After all, there must always remain the zest of the chase in the spirit of the true collector, without which wonderful finds would never have been made, though we need not to go to the extent of the Countess of Fiesque, a lady of Louis XIV’s court. This lady died at Fontainebleau in great poverty at an advanced age. Historians of the gossip of the day have laid her indigent circumstances at the door of the rascally man of business, but I fancy her passion for mirrors had something to do with it. When almost in need of bread she astonished her friends by purchasing an enormously expensive mirror. “I had a piece of land,” she said in extenuation, “which brought me in nothing but corn. I sold it, and the money procured this mirror. Have I not managed wonderfully to possess this beautiful glass instead of dull corn?” Doubtless the countess did manage wonderfully; contentment is a great thing!
Seven hundred years of glass-making in Venice produced an experience that was useful to the rest of Europe and finally to America. Much millefiore glass has been manufactured in the United States. The Pennsylvania Museum in Philadelphia is especially rich in examples of it. There are also many private collectors of millefiore glass in this country, some collecting specimens in general, others confining themselves to examples of American manufacture, while others specialize in millefiore paper-weights already referred to. The late Dr. Edwin Atlee Barber, a noted authority on American glass, gave in the Pennsylvania Museum Bulletin the following information concerning the process of its making:
The glass rods used in the preparation of modern millefiori glass are usually made in metal moulds of comparatively large size. The interior may be circular or scalloped. Into one of these moulds ropes of colored glass are arranged in the pattern desired, to which, when taken out, two workmen attach iron rods, one at each end of the mass, and draw it out until it is of the requisite slenderness. The design retains its exact proportions through the entire length and is as perfect in a rod of an eighth of an inch diameter as in the original thick cylinder. If an animal is to be represented the mould is cut into the exact shape and when the glass is released and drawn out each detail of legs, tail, ears and other parts is uniformly reproduced in solid color so that even in the tiniest representation of the figure every part appears to be perfectly formed. Sometimes a cane will be composed of many threads of various colors and designs, each of which has been formed in this manner, arranged around a central rod and welded together. When the rods are finished they are broken into small pieces, or cut into uniform lengths or into thin slices, according to the sort of paper-weights or other objects to be made. Into an iron ring the size of a paperweight a cushion of molten glass is dropped and while soft, the sections of rods are laid on the surface or stuck in it side by side in a regular pattern, the tops of the rods being pressed into a rounded or convex form. Over all more of the melted glass is poured and the surface rounded into hemispherical shape by means of concave spatula of moistened wood. The last process consists in polishing the surface of the curved top and the flat base after the ball has been again heated.

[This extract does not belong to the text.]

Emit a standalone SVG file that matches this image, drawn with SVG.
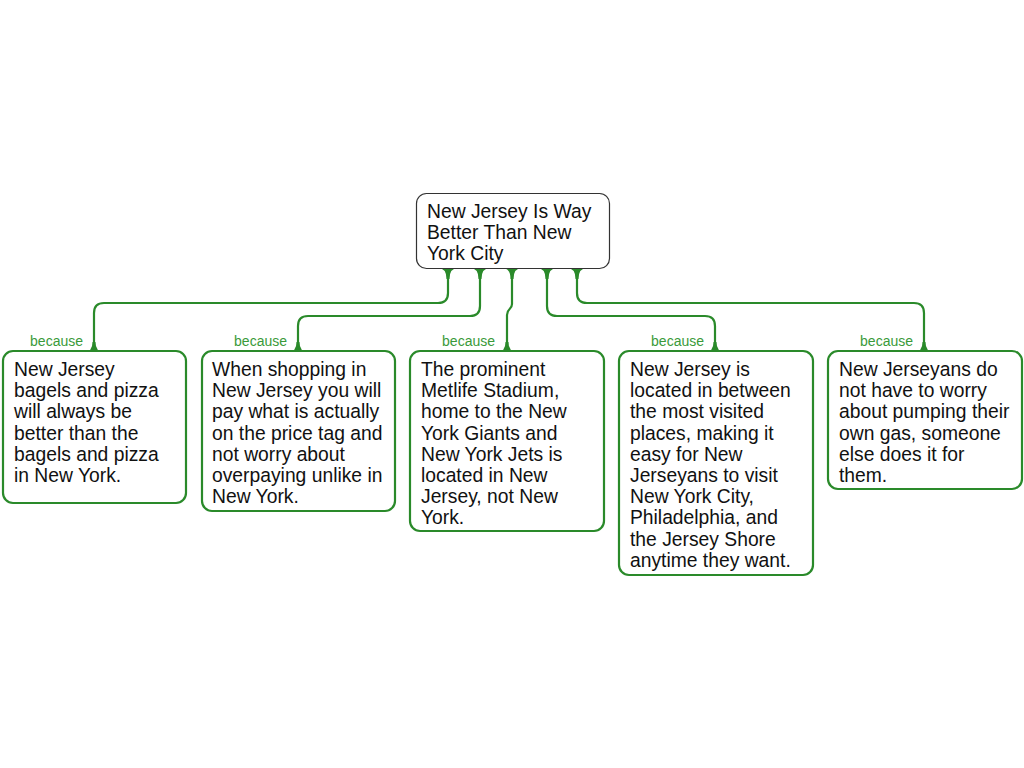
<svg xmlns="http://www.w3.org/2000/svg" width="1024" height="768" viewBox="0 0 1024 768">
<style>
.bg{fill:#ffffff}
.root{fill:#ffffff;stroke:#333333;stroke-width:1.2}
.box{fill:#ffffff;stroke:#2a8a2a;stroke-width:2.2}
.con{fill:none;stroke:#2a8a2a;stroke-width:2.2}
.flare{fill:#2a8a2a;stroke:none}
.t{font-family:"Liberation Sans",Arial,sans-serif;font-size:19.3px;fill:#111111}
.lbl{font-family:"Liberation Sans",Arial,sans-serif;font-size:14px;fill:#3a9a3a;text-anchor:end}
</style>
<rect class="bg" x="0" y="0" width="1024" height="768"/>
<g id="connectors">
<path class="con" d="M448 269 V293 Q448 303 438 303 H104 Q94 303 94 313 V351"/>
<path class="con" d="M480 269 V306 Q480 316 470 316 H308 Q298 316 298 326 V351"/>
<path class="con" d="M512 269 V304 C512 310 507 308 507 315 V351"/>
<path class="con" d="M547 269 V306 Q547 316 557 316 H705 Q715 316 715 326 V351"/>
<path class="con" d="M577 269 V293 Q577 303 587 303 H914 Q924 303 924 313 V351"/>
<path class="flare" d="M438 268 Q446.5 268 446.5 279 L449.5 279 Q449.5 268 458 268 Z"/>
<path class="flare" d="M470 268 Q478.5 268 478.5 279 L481.5 279 Q481.5 268 490 268 Z"/>
<path class="flare" d="M502 268 Q510.5 268 510.5 279 L513.5 279 Q513.5 268 522 268 Z"/>
<path class="flare" d="M537 268 Q545.5 268 545.5 279 L548.5 279 Q548.5 268 557 268 Z"/>
<path class="flare" d="M567 268 Q575.5 268 575.5 279 L578.5 279 Q578.5 268 587 268 Z"/>
<path class="flare" d="M84 352 Q92.5 352 92.5 342 L95.5 342 Q95.5 352 104 352 Z"/>
<path class="flare" d="M288 352 Q296.5 352 296.5 342 L299.5 342 Q299.5 352 308 352 Z"/>
<path class="flare" d="M497 352 Q505.5 352 505.5 342 L508.5 342 Q508.5 352 517 352 Z"/>
<path class="flare" d="M705 352 Q713.5 352 713.5 342 L716.5 342 Q716.5 352 725 352 Z"/>
<path class="flare" d="M914 352 Q922.5 352 922.5 342 L925.5 342 Q925.5 352 934 352 Z"/>
<text class="lbl" x="83" y="346">because</text>
<text class="lbl" x="287" y="346">because</text>
<text class="lbl" x="495" y="346">because</text>
<text class="lbl" x="704" y="346">because</text>
<text class="lbl" x="913" y="346">because</text>
</g>
<g id="root">
<rect class="root" x="416.5" y="193.5" width="193" height="75" rx="10"/>
<text class="t"><tspan x="427" y="218">New Jersey Is Way</tspan><tspan x="427" y="239">Better Than New</tspan><tspan x="427" y="260">York City</tspan></text>
</g>
<g id="child1">
<rect class="box" x="3" y="351" width="183" height="152" rx="10"/>
<text class="t"><tspan x="14" y="376">New Jersey</tspan><tspan x="14" y="397.2">bagels and pizza</tspan><tspan x="14" y="418.4">will always be</tspan><tspan x="14" y="439.6">better than the</tspan><tspan x="14" y="460.8">bagels and pizza</tspan><tspan x="14" y="482">in New York.</tspan></text>
</g>
<g id="child2">
<rect class="box" x="202" y="351" width="193" height="160" rx="10"/>
<text class="t"><tspan x="212" y="376">When shopping in</tspan><tspan x="212" y="397.2">New Jersey you will</tspan><tspan x="212" y="418.4">pay what is actually</tspan><tspan x="212" y="439.6">on the price tag and</tspan><tspan x="212" y="460.8">not worry about</tspan><tspan x="212" y="482">overpaying unlike in</tspan><tspan x="212" y="503.2">New York.</tspan></text>
</g>
<g id="child3">
<rect class="box" x="410" y="351" width="194" height="180" rx="10"/>
<text class="t"><tspan x="421" y="376">The prominent</tspan><tspan x="421" y="397.2">Metlife Stadium,</tspan><tspan x="421" y="418.4">home to the New</tspan><tspan x="421" y="439.6">York Giants and</tspan><tspan x="421" y="460.8">New York Jets is</tspan><tspan x="421" y="482">located in New</tspan><tspan x="421" y="503.2">Jersey, not New</tspan><tspan x="421" y="524.4">York.</tspan></text>
</g>
<g id="child4">
<rect class="box" x="619" y="351" width="194" height="224" rx="10"/>
<text class="t"><tspan x="630" y="376">New Jersey is</tspan><tspan x="630" y="397.2">located in between</tspan><tspan x="630" y="418.4">the most visited</tspan><tspan x="630" y="439.6">places, making it</tspan><tspan x="630" y="460.8">easy for New</tspan><tspan x="630" y="482">Jerseyans to visit</tspan><tspan x="630" y="503.2">New York City,</tspan><tspan x="630" y="524.4">Philadelphia, and</tspan><tspan x="630" y="545.6">the Jersey Shore</tspan><tspan x="630" y="566.8">anytime they want.</tspan></text>
</g>
<g id="child5">
<rect class="box" x="828" y="351" width="194" height="138" rx="10"/>
<text class="t"><tspan x="839" y="376">New Jerseyans do</tspan><tspan x="839" y="397.2">not have to worry</tspan><tspan x="839" y="418.4">about pumping their</tspan><tspan x="839" y="439.6">own gas, someone</tspan><tspan x="839" y="460.8">else does it for</tspan><tspan x="839" y="482">them.</tspan></text>
</g>
</svg>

Dr. Barber was authority for the statement that the millefiore paper-weights found their way into America from St. Louis in Alsace-Lorraine (first to produce paper-weights of the sort, circa 1840) and from Baccarat in France. To the manufactories of the latter town we look for the finest of the European millefiore paper-weights. At first the filigree rods, cut or uncut, were imported; but soon American glass-workers turned their attention to the complete production, and we may mark the period of 1860 to 1875 as that of the heyday of American-made millefiori glass.
It must not be thought that all the American millefiori glass has been picked up or picked over; there is much of it remaining to reward vigilant search and the collector will find it well worth going after. Out-of-the-way villages in the East and South still secrete many such pieces, and so does the householder of the Middle West; while one finds Pacific-ward examples of the old Glass of a Thousand Flowers that had so great a popularity before the Centennial turned the country to fresh ingenuities.
CHAPTER XXVIII
ANTIQUES OF PERSIA AND OF INDIA
ONCE upon a time an old gentleman moved into the house across the street. Whence he came no one knew, no one ever came to know. His name was Kyttyle—Major Kyttyle. As midsummer marked his advent, he probably felt properly attired when he appeared on the lawn that first day, to survey his new domain, in a basket-shaped hat of straw and a suit of East-India-looking stuff. Major Kyttyle’s face was seamed and bronzed. I imagine his hair would have been as white as the snows of Dhawalaghiri had it not been as extinct as the Hippuritidæ, revealing a shining pink dome as reflecting as the pool of Anuradhapura at sunset, visible as now and then he would lift his hat to mop his brow.
Major Kyttyle’s installation was followed by the arrival of countless foreign-looking trunks and boxes and the neighborhood naturally wondered what on earth the major had in them. Mrs. Minch was of the opinion that a lone man could have no use for such a lot of truck. Mrs. Bittles ventured the opinion that Major Kyttyle might not be so “lone” after all; he might have a family and it might arrive later. “Families” usually did. Mrs. Minch only sniffed. “I can tell a bachelor anywhere,” she declared with conviction. And she could.
However, although no family came upon the scene, a whole menagerie arrived one by one, from distant parts, to keep the major company and to scandalize the town. There was a pet monkey, a poll parrot, a Persian cat, and a globe of diaphanous-tailed goldfish the like of which had never been dreamed of thereabouts and which quite put to rout the two gilded minnows owned by the Pickhams, which till then had been the only exotics in the district and had lent a certain distinction to the Pickhams to which, socially, their breeding did not entitle them.